Martinis on the future of quantum computing
Martinis now co-leads the startup Qolab, aiming to build scalable, reliable quantum computers using professional semiconductor foundries rather than small lab fabrication.
“No one in their right mind in the semiconductor industry makes complex devices the way we currently make qubits,” he said. “We want to scale it up, make it cheap and mass-produce it.”
He also acknowledged the long road ahead for quantum computing to reach a benchmark one million qubit computer.
“If I look at the current pace…by the time we get there, I will certainly be dead,” he said. “All the students in the audience, you should be worrying too.”

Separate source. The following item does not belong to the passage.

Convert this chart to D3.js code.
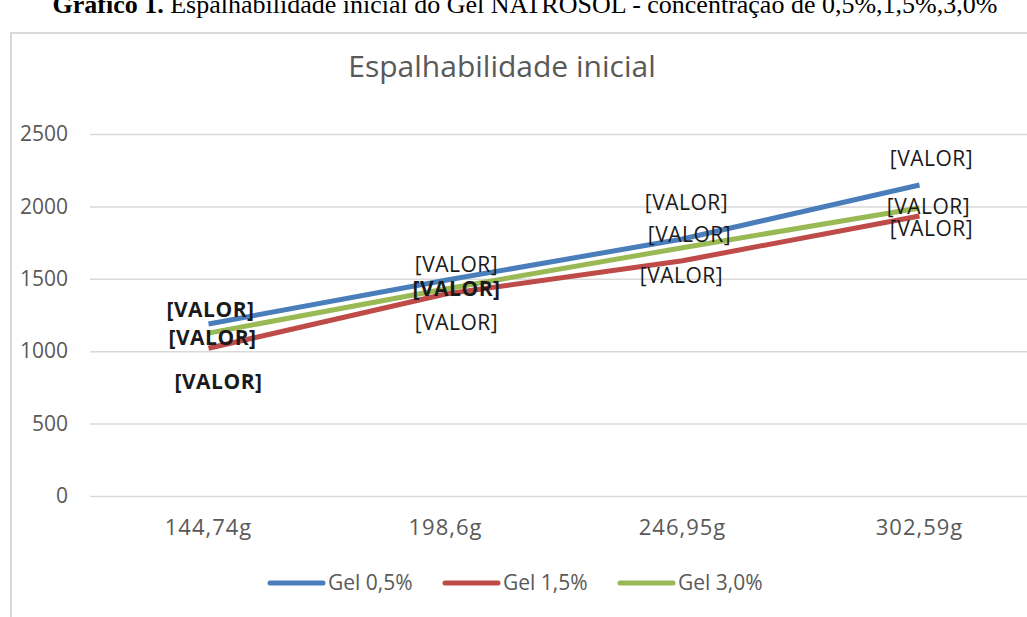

He highlighted the potential of quantum computing in chemistry and materials science, including creating more efficient materials and energy systems. Quantum computers have the potential to vastly accelerate computational science research — for example, when designing molecules and chemical reactions, Martinis said.
“You can map a quantum problem into a quantum computer and solve it more effectively,” he said.
Another application of quantum computers could be simulating operation of motors in electric vehicles, optimizing for cheap, effective motors with lower reliance on expensive, environmentally costly metals.
“If you could make these motors out of less rare earth [metals]… that would make a huge, huge deal,” he said.
Competition and a lack of transparency among researchers remain a challenge in the field.
“No one talks about what’s wrong with their qubit…I told you very explicitly what we have to fix,” he said.
When asked about alternative approaches by audience members, such as Microsoft’s Majorana project that promises to reach a million qubits, Martinis said, "It's not clear to the majority of the field how exactly that’s working in the lab…If they were going to get to a million qubits, we would have heard more results. It could be great, I don’t know.”
Despite these challenges, he underscored why quantum computing captivates scientists: “You’re not doing science just because your next-door neighbor is working on it. You’re trying to answer some fundamental questions.”